Leading for Social Justice Workshop with Kevin Kumashiro: Day 2 Homework
At the end of today's workshop, Kumashiro gave us two questions to answer:
- What additional lenses [for leading for social justice] arise from your own research?
- How might this apply to leadership?
In the conversation, he often referred to Elizabeth Ellsworth's book, Teaching Positions, which you can find on Amazon for over $100 since it's out of print, but you can download from her site for free. He spoke about how she used the frameworks from film studies to examine curriculum, and it got me thinking about what frameworks I can draw from literary analysis, particularly poetic analysis, theories that foster generative writing, critical pedagogy, conceptions of agency, and postmodernism in writing that might illuminate the work of leading with social justice as purpose. What might it be to speak about parafiction, a new word that I learned after my reading at the Museum of the African Diaspora yesterday as part of a partnership between the MOAD and Cave Canem (particularly in writing in response to The Ease of Fiction exhibition of 4 African artists living in the United States? How might parafiction as a concept, the creation of a fiction in which to live, a layering on top of reality, which is distinct from and in relation to reality (with the interrogations of the metanarrative of the real), be used as a way to look at leadership?
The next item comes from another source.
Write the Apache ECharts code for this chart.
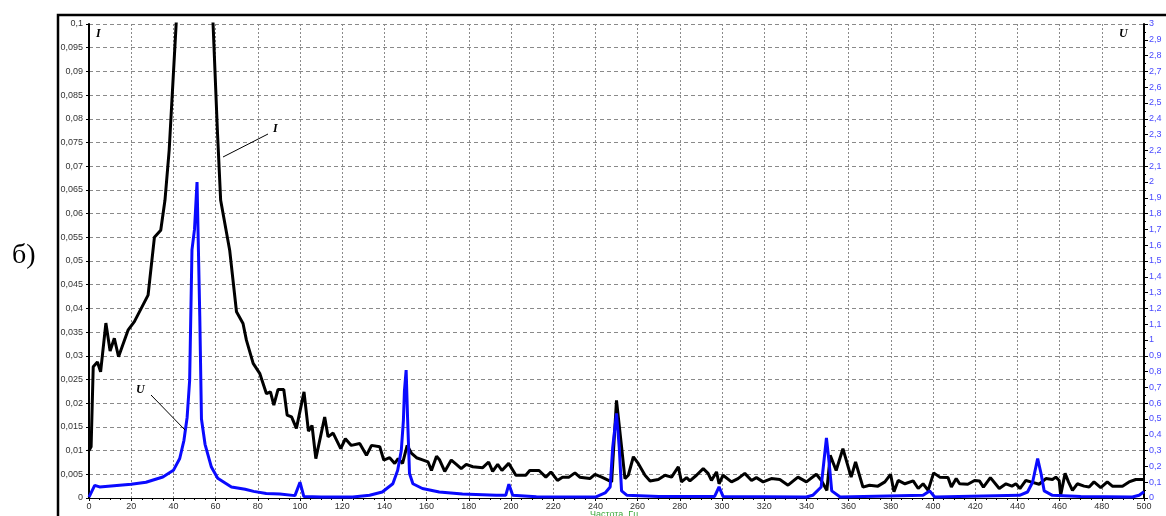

Going on that tack, one might say that leadership from a social justice stance always involves the creation of a parafiction, "an experiment in truth". In leading with a social justice centering, who determines what the "truth" of social justice is? How do we complicate the definition of social justice and how it appears within leadership? What are the narratives and counternarratives within this exploration? How does one create space for the complexities and multiplicities to exist while not becoming paralyzed in analysis and thought exploration? How does one identify power, power, and disrupt hegemonic power in favor of a distributive and collective defining and journey mapping in pursuit of justice through action? What does leadership look like at this intersection? What is the discourse of leadership for social justice? How is discourse modified to address an audience? How does one enrich the experience with explorations of the comparison through metaphor, thereby also crafting a mental parafiction through the use of imagery? I find myself intoxicated by questions that draw from the disparate frameworks.
All of these questions seem like they would be fruitful essays in and of themselves.
I find myself also thinking of framing my sabbatical, too, in this idea of this collective and individual experiment in truth, in the speculative, dream-building space ... but I am loathe to stand in so heady and distant a space in the writing of future projects. I know my audience is far different in that case. While I am enchanted by dancing with words, I recognize that some are more angular in their approaches to meaning and the perceived clarity of meaning. I always interrogate the multiple meanings that can arise from even the position of a word on one line or another and so I emphasixe that there is perceived clarity when, in my opinion, the reality is far more complex.
When I go into these literary spaces, though, I begin to feel as if I must be unsettling in my visioning. I know that my peers may draw from queer theory, Critical Race Theory, intersectionality, feminist theory, womanist theory, etc. My vision is always myriad and a cornucopia of influences ... but that was we were called to do.